= Short exercise =
Quote, verbatim, all material below, without pictures.

= Data lines =

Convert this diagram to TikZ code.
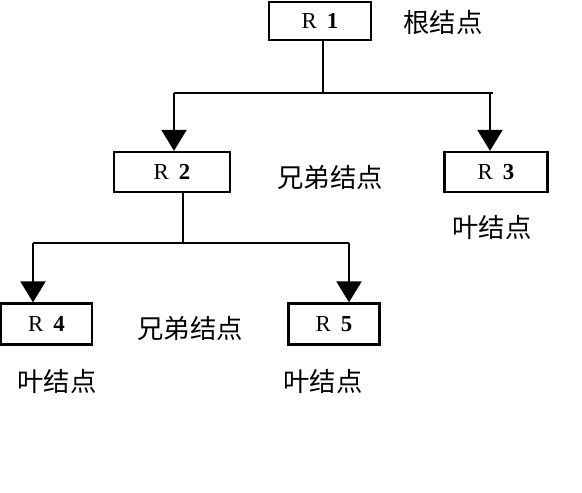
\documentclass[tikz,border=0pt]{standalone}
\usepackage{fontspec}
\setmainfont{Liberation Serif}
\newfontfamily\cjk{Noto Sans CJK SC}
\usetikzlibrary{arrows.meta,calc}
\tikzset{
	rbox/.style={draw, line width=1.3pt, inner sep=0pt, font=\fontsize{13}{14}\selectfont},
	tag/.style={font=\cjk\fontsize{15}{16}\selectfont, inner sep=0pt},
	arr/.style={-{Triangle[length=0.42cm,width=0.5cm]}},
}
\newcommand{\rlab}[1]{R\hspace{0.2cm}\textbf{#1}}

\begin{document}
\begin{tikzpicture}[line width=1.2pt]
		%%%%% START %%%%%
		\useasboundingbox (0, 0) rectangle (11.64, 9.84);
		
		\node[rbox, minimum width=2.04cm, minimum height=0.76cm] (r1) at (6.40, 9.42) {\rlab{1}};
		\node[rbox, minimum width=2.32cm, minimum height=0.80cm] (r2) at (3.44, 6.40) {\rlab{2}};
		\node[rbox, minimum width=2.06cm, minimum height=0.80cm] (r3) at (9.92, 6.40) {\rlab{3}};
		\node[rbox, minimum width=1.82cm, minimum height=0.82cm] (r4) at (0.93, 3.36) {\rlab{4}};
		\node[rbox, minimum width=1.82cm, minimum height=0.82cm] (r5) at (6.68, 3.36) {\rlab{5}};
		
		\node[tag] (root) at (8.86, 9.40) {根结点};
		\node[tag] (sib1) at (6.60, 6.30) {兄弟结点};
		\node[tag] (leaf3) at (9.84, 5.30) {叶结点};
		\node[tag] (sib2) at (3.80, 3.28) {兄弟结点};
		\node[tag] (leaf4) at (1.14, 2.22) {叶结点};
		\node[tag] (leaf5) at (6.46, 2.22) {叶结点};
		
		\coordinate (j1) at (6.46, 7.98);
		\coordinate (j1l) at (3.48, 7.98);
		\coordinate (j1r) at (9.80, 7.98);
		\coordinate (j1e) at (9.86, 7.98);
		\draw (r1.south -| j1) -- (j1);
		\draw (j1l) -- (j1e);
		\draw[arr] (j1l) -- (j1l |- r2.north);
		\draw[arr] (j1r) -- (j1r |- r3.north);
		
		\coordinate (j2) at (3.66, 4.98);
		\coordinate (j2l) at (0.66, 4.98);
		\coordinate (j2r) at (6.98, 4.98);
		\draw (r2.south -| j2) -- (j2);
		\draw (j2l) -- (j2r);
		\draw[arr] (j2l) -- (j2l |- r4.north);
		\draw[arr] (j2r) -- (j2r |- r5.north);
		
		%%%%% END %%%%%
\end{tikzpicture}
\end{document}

= Response to the task =
Convert this diagram to TikZ code.
\documentclass[tikz,border=0pt]{standalone}
\usepackage{fontspec}
\setmainfont{Liberation Serif}
\newfontfamily\cjk{Noto Sans CJK SC}
\usetikzlibrary{arrows.meta,calc}
\tikzset{
	rbox/.style={draw, line width=1.3pt, inner sep=0pt, font=\fontsize{13}{14}\selectfont},
	tag/.style={font=\cjk\fontsize{15}{16}\selectfont, inner sep=0pt},
	arr/.style={-{Triangle[length=0.42cm,width=0.5cm]}},
}
\newcommand{\rlab}[1]{R\hspace{0.2cm}\textbf{#1}}

\begin{document}
\begin{tikzpicture}[line width=1.2pt]
		%%%%% START %%%%%
		\useasboundingbox (0, 0) rectangle (11.64, 9.84);
		
		\node[rbox, minimum width=2.04cm, minimum height=0.76cm] (r1) at (6.40, 9.42) {\rlab{1}};
		\node[rbox, minimum width=2.32cm, minimum height=0.80cm] (r2) at (3.44, 6.40) {\rlab{2}};
		\node[rbox, minimum width=2.06cm, minimum height=0.80cm] (r3) at (9.92, 6.40) {\rlab{3}};
		\node[rbox, minimum width=1.82cm, minimum height=0.82cm] (r4) at (0.93, 3.36) {\rlab{4}};
		\node[rbox, minimum width=1.82cm, minimum height=0.82cm] (r5) at (6.68, 3.36) {\rlab{5}};
		
		\node[tag] (root) at (8.86, 9.40) {根结点};
		\node[tag] (sib1) at (6.60, 6.30) {兄弟结点};
		\node[tag] (leaf3) at (9.84, 5.30) {叶结点};
		\node[tag] (sib2) at (3.80, 3.28) {兄弟结点};
		\node[tag] (leaf4) at (1.14, 2.22) {叶结点};
		\node[tag] (leaf5) at (6.46, 2.22) {叶结点};
		
		\coordinate (j1) at (6.46, 7.98);
		\coordinate (j1l) at (3.48, 7.98);
		\coordinate (j1r) at (9.80, 7.98);
		\coordinate (j1e) at (9.86, 7.98);
		\draw (r1.south -| j1) -- (j1);
		\draw (j1l) -- (j1e);
		\draw[arr] (j1l) -- (j1l |- r2.north);
		\draw[arr] (j1r) -- (j1r |- r3.north);
		
		\coordinate (j2) at (3.66, 4.98);
		\coordinate (j2l) at (0.66, 4.98);
		\coordinate (j2r) at (6.98, 4.98);
		\draw (r2.south -| j2) -- (j2);
		\draw (j2l) -- (j2r);
		\draw[arr] (j2l) -- (j2l |- r4.north);
		\draw[arr] (j2r) -- (j2r |- r5.north);
		
		%%%%% END %%%%%
\end{tikzpicture}
\end{document}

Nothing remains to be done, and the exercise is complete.